Despite our lack of appropriate identification, we got all registered and oriented for kindergarten. We even got to meet the teacher (we like her!) and sit through an hour long presentation in a crowded and very humid room on the importance of handwashing and the dangers of headlice. Welcome to elementary school! Jack was super bummed to hear that they don't give homework until February. What a nerd! (I was actually a bit disappointed by this as well, since you know how I feel about paperwork- I just can't wait to sign those reading logs!)

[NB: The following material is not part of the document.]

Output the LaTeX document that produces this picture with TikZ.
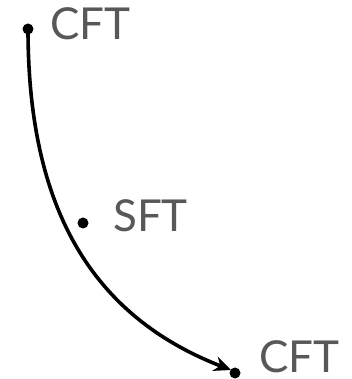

Baby Felix is a pretty big topic around here these days. Jack was not interested AT ALL when I was pregnant with Sawyer, but Sawyer has taken a real interest in this baby and loves to pat my stomach and talk to the baby bump and yell at me if he thinks I am hurting the baby, you know, by sitting up or scratching my itchy stretchy tummy or something. Jack is indifferent. I think he is still worried about his Legos.

One thing is for sure, I will be making damn sure to get this one a birth certificate right away. AND I will file it away in the folder. AND I will make sure that they write out the vaccine information legibly. AND by the time this one gets to kindergarten, I will be skipping the handwashing/headlice seminar. Like I said, this is our last chance to get it right. Wish me luck.